In early September 1942 Japanese marines attacked a strategic Royal Australian Air Force base at Milne Bay, near the eastern tip of Papua. They were beaten back by the Australian Army, and the Battle of Milne Bay is remembered as the first outright defeat of Japanese land forces during World War II. The offensives in Papua and New Guinea of 1943–44 were the single largest series of connected operations ever mounted by the Australian armed forces. The Supreme Commander of operations was the United States General Douglas Macarthur, with Australian General Thomas Blamey taking a direct role in planning, and operations being essentially directed by staff at New Guinea Force headquarters in Port Moresby. Bitter fighting continued in New Guinea between the largely Australian force and the Japanese 18th Army based in New Guinea until the Japanese surrender in 1945.

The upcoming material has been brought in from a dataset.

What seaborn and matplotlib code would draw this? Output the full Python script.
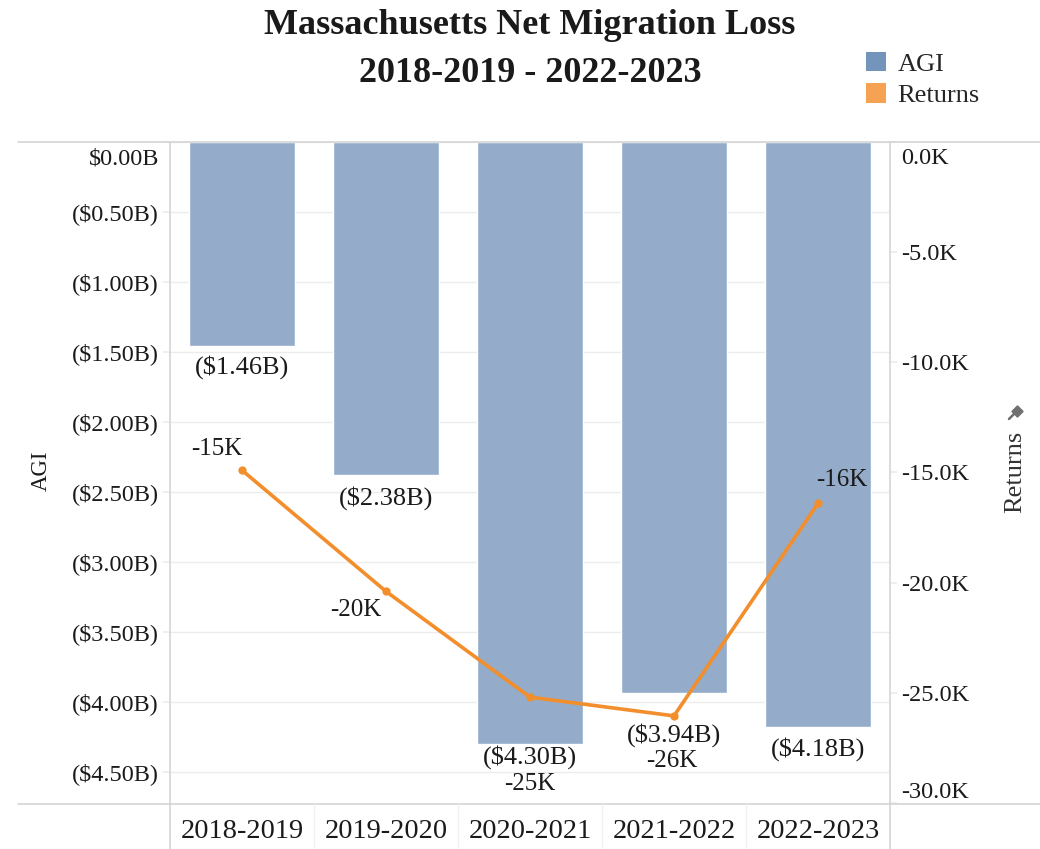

After the war, the Papua and New Guinea Act 1949 united the Territory of Papua and the Territory of New Guinea as the Territory of Papua and New Guinea. However, for the purposes of Australian nationality a distinction was maintained between the two territories. The act provided for a Legislative Council (which was established in 1951), a judicial organization, a public service, and a system of local government.
Under Australian Minister for External Territories Andrew Peacock, the territory adopted self-government in 1972 and on 15 September 1975, during the term of the Whitlam Government in Australia, the Territory became the independent nation of Papua New Guinea.